When it comes to nailing your pitch, greet them with a KISS- keep it stupid simple Start by having solid mission and vision statements. These can be used to craft your pitch. Your elevator pitch is essentially where you are pitching your services to a potential client on the fly. You never know what will come out of a conversation with a stranger, and who they might know. Here are some best practices:
● Keep it short and sweet- 15 seconds, 30 seconds, 1 minute (Having layers helps you expand into the time allotted) ● Have multiple versions and time lengths ● 1 audience or focus per pitch ● Simple language a kindergartener can understand ● Memorize bullets, not the full pitch
- Who are you?
- What problem do you solve?
- Who has this problem?
- How do you solve the problem? (if time allows)
- Do you have any accolades or awards? (if time allows)
- How can someone work with you? ● End with a question or invitation
It is helpful to have multiple versions so that you can whip out a 15s sentence, and a full minute presentation.
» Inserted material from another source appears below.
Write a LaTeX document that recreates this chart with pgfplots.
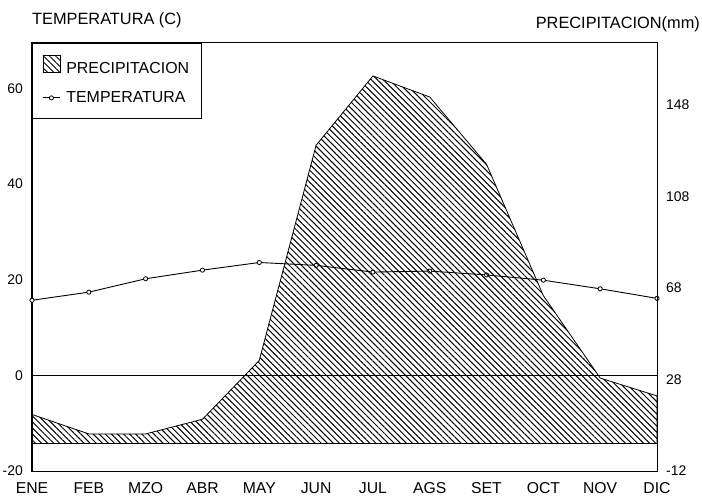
\documentclass[border=0pt]{standalone}
\usepackage{fontspec}
\setmainfont{Liberation Sans}
\usepackage{pgfplots}
\pgfplotsset{compat=1.18}
\usetikzlibrary{patterns.meta}

\begin{document}
\begin{tikzpicture}
% left axis: temperature
\begin{axis}[
  at={(0,0)}, anchor=south west,
  scale only axis, width=625bp, height=428bp,
  xmin=0, xmax=11, ymin=-20, ymax=69.5,
  axis line style={line width=1bp},
  tick pos=left,
  xtick={0,1,2,3,4,5,6,7,8,9,10,11},
  xticklabels={ENE,FEB,MZO,ABR,MAY,JUN,JUL,AGS,SET,OCT,NOV,DIC},
  ytick={-20,0,20,40,60},
  major tick length=0pt,
  /pgf/number format/assume math mode=true,
  xticklabel style={font=\fontsize{15.8}{18}\selectfont, inner sep=0pt, anchor=north, yshift=-11bp},
  yticklabel style={font=\fontsize{14}{16}\selectfont, inner sep=0pt, anchor=east, xshift=-9bp},
  clip=false,
]
\addplot[black, line width=0.9bp, forget plot] coordinates {(0,0) (11,0)};
\addplot[black, line width=0.9bp, mark=*, mark size=2.1bp, mark options={fill=white, line width=0.8bp}] coordinates {
(0,15.7) (1,17.4) (2,20.2) (3,22.0) (4,23.6) (5,23.0) (6,21.6) (7,21.8) (8,21.0) (9,19.9) (10,18.1) (11,16.1)};
\end{axis}
% right axis: precipitation
\begin{axis}[
  at={(0,0)}, anchor=south west,
  scale only axis, width=625bp, height=428bp,
  xmin=0, xmax=11, ymin=-12, ymax=175,
  axis x line=none, axis y line*=right,
  axis line style={line width=1bp},
  ytick={-12,28,68,108,148},
  major tick length=0pt,
  /pgf/number format/assume math mode=true,
  yticklabel style={font=\fontsize{14}{16}\selectfont, inner sep=0pt, anchor=west, xshift=9bp},
  clip=false,
  legend cell align=left,
  legend style={at={(axis description cs:0,1)}, anchor=north west, draw=black, line width=0.9bp,
    font=\fontsize{16}{18}\selectfont, inner xsep=10bp, inner ysep=12bp, row sep=13bp,
    /tikz/every odd column/.append style={column sep=4bp}},
]
\addplot[draw=black, line width=0.8bp, pattern={Lines[angle=-45,distance=4.3bp,line width=1bp]},
  legend image code/.code={\draw[draw=black, line width=0.8bp, pattern={Lines[angle=-45,distance=4.3bp,line width=0.9bp]}] (0bp,-4.5bp) rectangle (17bp,12.5bp);}]
  coordinates {
(0,12.7) (1,4.2) (2,4.2) (3,10.6) (4,36.3) (5,130.3) (6,160.6) (7,151.4) (8,122) (9,64.6) (10,28.6) (11,20.8)} \closedcycle;
\addlegendentry{PRECIPITACION}
\addlegendimage{black, line width=0.9bp, mark=*, mark size=2.1bp, mark options={fill=white, line width=0.8bp}}
\addlegendentry{TEMPERATURA}
\addplot[black, line width=0.9bp, forget plot] coordinates {(0,0) (11,0)};
\end{axis}
\node[anchor=base west, inner sep=0pt, font=\fontsize{16.4}{19}\selectfont] at (0bp,446bp) {TEMPERATURA (C)};
\node[anchor=base east, inner sep=0pt, font=\fontsize{16.4}{19}\selectfont] at (668bp,442bp) {PRECIPITACION(mm)};
\path (-32bp,-28bp) rectangle (670bp,471bp);
\end{tikzpicture}
\end{document}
Try using this model:
15s Hi I’m ____ and I solve x problem for x person
30s This is how I solve x problem for x person
1m This is what qualifies me to solve x problem for x person; and this is why it matters to me
Your elevator pitch can be adjusted to any group. If you offer multiple services, break down each problem and solution for each audience. Maybe you offer marketing consulting and services for the person who wants to offload their marketing strategy, coaching for the person who is doing their own marketing, and workshops for the person who is doing their own marketing and still saving up budget. Know the solution you provide for each problem and who your audience is, and you can tailor your pitch depending on the room you are in. The most important thing is to make sure they know your name and the problem you solve and how they can work with you. If they can’t understand the problem you solve, or they don’t know how to work with you, they won’t become a client or refer you to someone who may be your perfect client.
Bonus Tips: ● Don’t memorize your elevator pitch- it will sound robotic. Instead memorize bullets so that you know how to answer specific questions. ● Don’t stress. People will pick-up on your energy. Just be you. Let them be them. And when it’s a match, it will match. Calm, Cool, Collected. ● Start with who you are- Identity is #1 in anything that you do. ● Know who you are talking to. If you target everyone, you target no one. ● Practice! Don’t be afraid to try different variations. Talk to your mirror. Call some friends and ask them after you pitch to pitch back to you. If they aren’t understanding, tweak your language until they do. ● Know your CTA (call to action)- tailor your elevator pitch to give the listener 1 thing to do (is it brand reputation and you want them to know who you are? Do you want them to be your client? Do you want them to join a workshop? Are they not your client but they know people and you want them to connect you to the right client? When you know who you are and who you serve, you can evaluate the listener and speak directly to them. Pitching is about connection, not a hard sale.